Gallstones. Bile, a fluid that helps rid your body of waste, can harden into chunks ranging in size from a grain of sand to a golf ball. When they get stuck on the way out of your gallbladder, these stones can cause severe pain in the upper body region or behind your belly button. You’re at increased risk if you’re obese, don’t exercise, have Crohn’s disease or diabetes. Eating regularly, getting plenty of exercise and maintaining a healthy weight can help prevent this painful condition.
Broken Bones. Among the many reasons to maintain good balance is that as you age, your bones become more brittle and are more likely to break. A fall can be catastrophic, especially to someone with osteoporosis. Protect yourself from brittle bones by exercising regularly, eating foods high in calcium, getting enough vitamin D, avoiding certain medications that can weaken your bones and/or cause falls, not smoking and limiting alcohol.
Detached Retina. The retina, a light-sensitive layer in your eye that signals what you see to your brain, can lift or pull away from the outer wall and cause permanent vision loss if it’s not promptly treated. Sometimes, small areas of the retina tear and can lead to total detachment. Symptoms include a sudden or gradual increase in floaters (little specks or “cobwebs” that float around in your field of vision); light flashes in the eye, or the appearance of a curtain over your field of vision.

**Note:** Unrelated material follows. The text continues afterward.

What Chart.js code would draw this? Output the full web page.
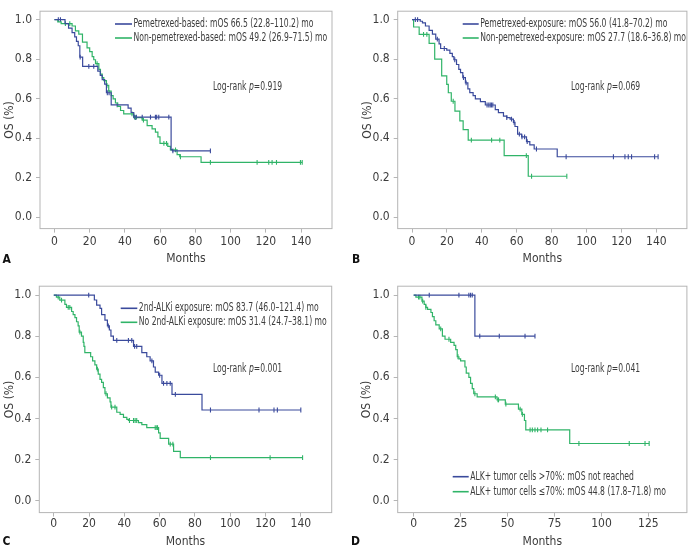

Some other health conditions that are more likely to occur after 50 include vertigo, kidney stones, pneumonia, spinal stenosis, colonic polyps, bile duct stones, gout, pulmonary embolism, acute pancreatitis and aneurysm. Thankfully, there are multiple sorts of endoscopy services and other treatments that can help treat these conditions. Knowledge is power, and it’s my hope that by knowing some common health problems, you can empower yourself, keep yourself as strong and as healthy for as long as possible.
Brette Sember says
Ugh. That is an unhappy list for sure!
Lisa Froman says
We gotta keep on keeping on…stay busy, eat healthy and listen to our body.
Debra MacKillop says
I think the big health concerns which meeds discussion are the impact of the repeal of the ACA, on which millions of older people rely for health insurance including the vital medicaid expansion and the current efforts to privitize medicare, which will reduce benefits a great deal and change it from a real health care system to a voucher. Managing the aging process and diseases and conditions that come with it, is not possible without guaranteed access to decent health care.
Irene S. Levine says
Given the challenges of aging you’ve outlined, it’s so vital to have good friends by our side (and covering our back.:-)
Lou says
Oh my, I think I’m just gonna jump out the window now…haha. Thanks for the heads up!
Bonnie Yates says
In the last Parade magazine insert in our local paper (2/10), I came across one of your health articles with a side bar of recommendations for certain supplements. I noticed that I take way more Vit b12 than shown on this list and wonder if I’m taking too much (my doc orders 1000 mcg/day). Perhaps this is a misprint? Is “2.4 mcg/day”of B12 really all you recommend? I always remind my friends that B12 needs to be taken sublingually or by injection or nasal gel because you’re only getting approx 7% of the vitamin after gastric juices reduce the available dose further. Sorry I cannot remember where I got that 7%.